As Talleyrand is supposed to have said of the Bourbons, policymakers have learnt nothing and forgotten nothing, not least about the private financial roots of the present fiscal crises. Too often, the debate treats fiscal consolidation in isolation. But this is a huge mistake. What matters is not public debt alone, but all debt.
The latest annual report from the Bank for International Settlements makes the point clearly: it shows that three important deficit countries – the US, UK and Spain – had what appeared to be well-contained public debt positions, so long as household debt was exploding relative to gross domestic product (see chart). In the case of Spain, the government debt even consistently improved. The ratio of household debt to financial assets also gave a misleadingly good impression of the healthiness of the underlying debt. Then, with the financial crisis and the bursting of asset bubbles, came household deleveraging and fiscal leveraging.
These are mirror images: if the private sector runs a financial surplus (an excess of income over spending), there has to be either a fiscal deficit or a current account surplus (or both). The bigger the private surplus, the bigger the fiscal deficit or current account surplus must be. If, in reverse, fiscal deficits are to fall, the private sector must spend more relative to income or the current account must improve.
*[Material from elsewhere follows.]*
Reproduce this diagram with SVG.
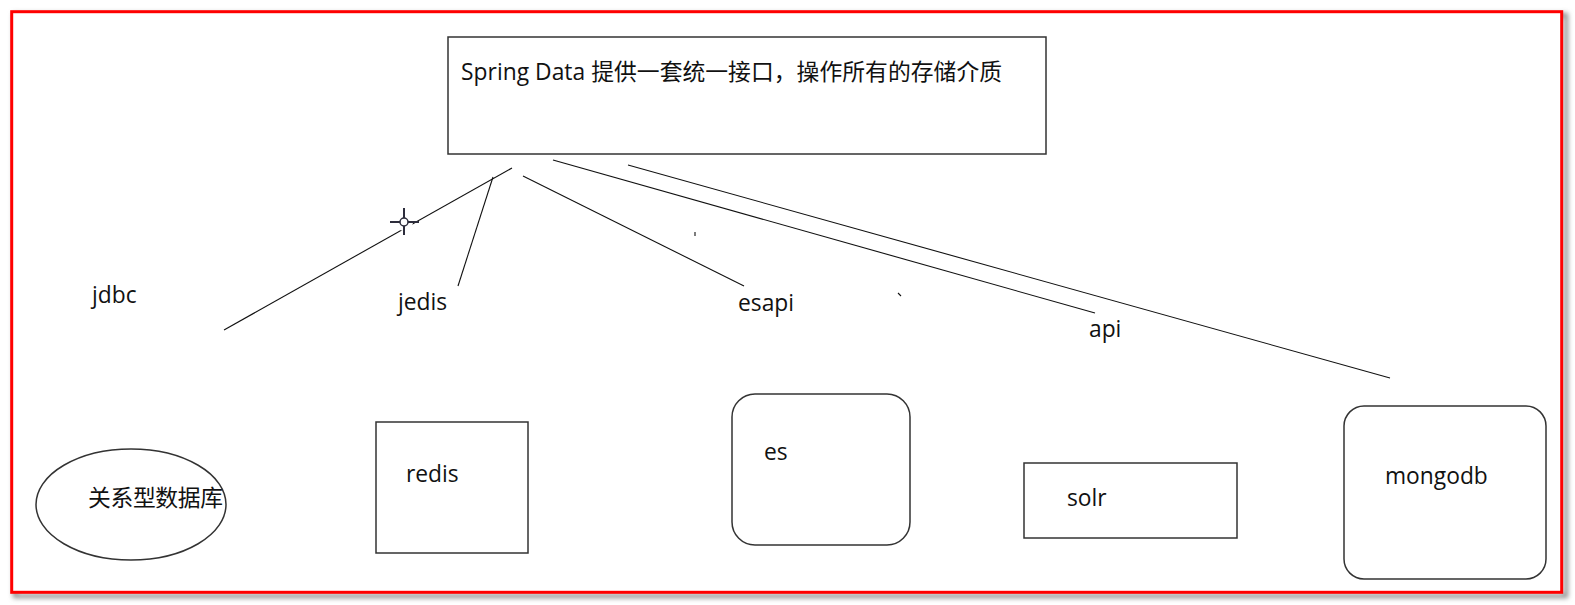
<svg xmlns="http://www.w3.org/2000/svg" width="1575" height="605" viewBox="0 0 1575 605">
  <defs>
    <filter id="shadow" x="-5%" y="-5%" width="110%" height="115%">
      <feGaussianBlur stdDeviation="2.5"/>
    </filter>
    <style>
      .lbl { font-family: "Open Sans", "Noto Sans CJK SC", sans-serif; font-size: 22.8px; fill: #111; }
      .box { fill: #fff; stroke: #333; stroke-width: 1.5; }
      .conn { stroke: #111; stroke-width: 1.1; fill: none; }
      .cur { stroke: #2d2d3c; stroke-width: 2; fill: none; }
    </style>
  </defs>
  <rect width="1575" height="605" fill="#fff"/>
  <!-- frame with shadow -->
  <rect x="15" y="15" width="1551" height="581" fill="none" stroke="#888" stroke-width="4" filter="url(#shadow)"/>
  <rect x="11.7" y="11.7" width="1550" height="580.6" fill="#fff" stroke="#ff0000" stroke-width="3"/>

  <!-- connectors -->
  <g id="connectors">
    <line class="conn" x1="224" y1="330" x2="512" y2="168"/>
    <line class="conn" x1="493" y1="177" x2="458" y2="286"/>
    <line class="conn" x1="523" y1="176" x2="744" y2="286"/>
    <line class="conn" x1="553" y1="160" x2="1095" y2="313"/>
    <line class="conn" x1="628" y1="165" x2="1390" y2="378"/>
    <line class="conn" x1="695" y1="232" x2="695" y2="236"/>
    <line class="conn" x1="898" y1="293" x2="901" y2="296"/>
  </g>

  <!-- cursor mark -->
  <g id="cursor">
    <circle cx="404" cy="222" r="9" fill="#fff"/>
    <line class="cur" x1="390" y1="222" x2="419" y2="222"/>
    <line class="cur" x1="404" y1="208" x2="404" y2="235"/>
    <circle cx="404" cy="222" r="4" fill="#fff" stroke="#2d2d3c" stroke-width="1.5"/>
  </g>

  <g id="node-springdata">
    <rect class="box" x="448" y="37" width="598" height="117"/>
    <text class="lbl" x="461" y="80" font-size="22.5" textLength="541" lengthAdjust="spacing">Spring Data 提供一套统一接口，操作所有的存储介质</text>
  </g>

  <g id="label-jdbc"><text class="lbl" x="92" y="303">jdbc</text></g>
  <g id="label-jedis"><text class="lbl" x="398" y="310">jedis</text></g>
  <g id="label-esapi"><text class="lbl" x="738" y="311">esapi</text></g>
  <g id="label-api"><text class="lbl" x="1089" y="337">api</text></g>

  <g id="node-rdb">
    <ellipse class="box" cx="131" cy="504.5" rx="95" ry="55.5"/>
    <text class="lbl" x="88" y="506" textLength="135" lengthAdjust="spacing">关系型数据库</text>
  </g>
  <g id="node-redis">
    <rect class="box" x="376" y="422" width="152" height="131"/>
    <text class="lbl" x="406" y="482">redis</text>
  </g>
  <g id="node-es">
    <rect class="box" x="732" y="394" width="178" height="151" rx="23" ry="23"/>
    <text class="lbl" x="764" y="460">es</text>
  </g>
  <g id="node-solr">
    <rect class="box" x="1024" y="463" width="213" height="75"/>
    <text class="lbl" x="1067" y="506">solr</text>
  </g>
  <g id="node-mongodb">
    <rect class="box" x="1344" y="406" width="202" height="173" rx="20" ry="20"/>
    <text class="lbl" x="1385" y="484">mongodb</text>
  </g>
</svg>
Evidently, this needs to happen with higher spending, not lower incomes, particularly after a deep recession.
What has this to do with the G20 decisions on fiscal policy? In the years prior to the financial crisis, three groups of countries had large excesses of income over spending: a few mature industrial countries, notably Germany and Japan, China – which was in a category of its own – and some commodity exporters. Meanwhile, with most emerging market economies scarred by financial crises, the offsetting deficits were run by a number of advanced countries, notably the US, as well as central and eastern Europe. Then, when the crisis broke, the surpluses of the surplus countries shrank as external demand collapsed. But their external demand was also supported by the soaring fiscal deficits, particularly in deficit countries: thus, public leveraging partially offset private deleveraging. Now, with the involuntary tightening in peripheral Europe and voluntary tightening elsewhere, comes yet more austerity.
There is a widely held belief that this retrenchment will, via confidence effects, lead to a burgeoning of private spending. But, as the BIS annual report also shows, deleveraging tends to be deep and prolonged in post-crisis economies. When such a large part of the world economy is affected, the adverse legacy is likely to last still longer.
In sum, excess supply parcels went from surplus countries to the private sectors of deficit countries and then, after the crisis, on to the public sectors of the latter countries. Assume that many of the latter now retrench. Where will they go next?
This is unclear: maybe, the surpluses will be absorbed in bigger external deficits in a range of emerging countries, as financial markets, seduced by these countries’ relative solvency, are seeking to achieve (see chart); maybe, as US officials fear, particularly with the eurozone moving into external surplus, these surpluses will end up in higher deficits for good old Uncle Sam; maybe, the surpluses will shrink, with China leading the way; and, maybe, they will be deflated away in a prolonged global slump.
Yet it is quite clear that an isolated discussion of the need to reduce fiscal deficits will not work. These cannot be shrunk without resolving the overindebtedness of damaged private sectors, reducing external imbalances, or both.
The games we have been playing have been economically damaging. We will be on the road to recovery, when we start playing better ones.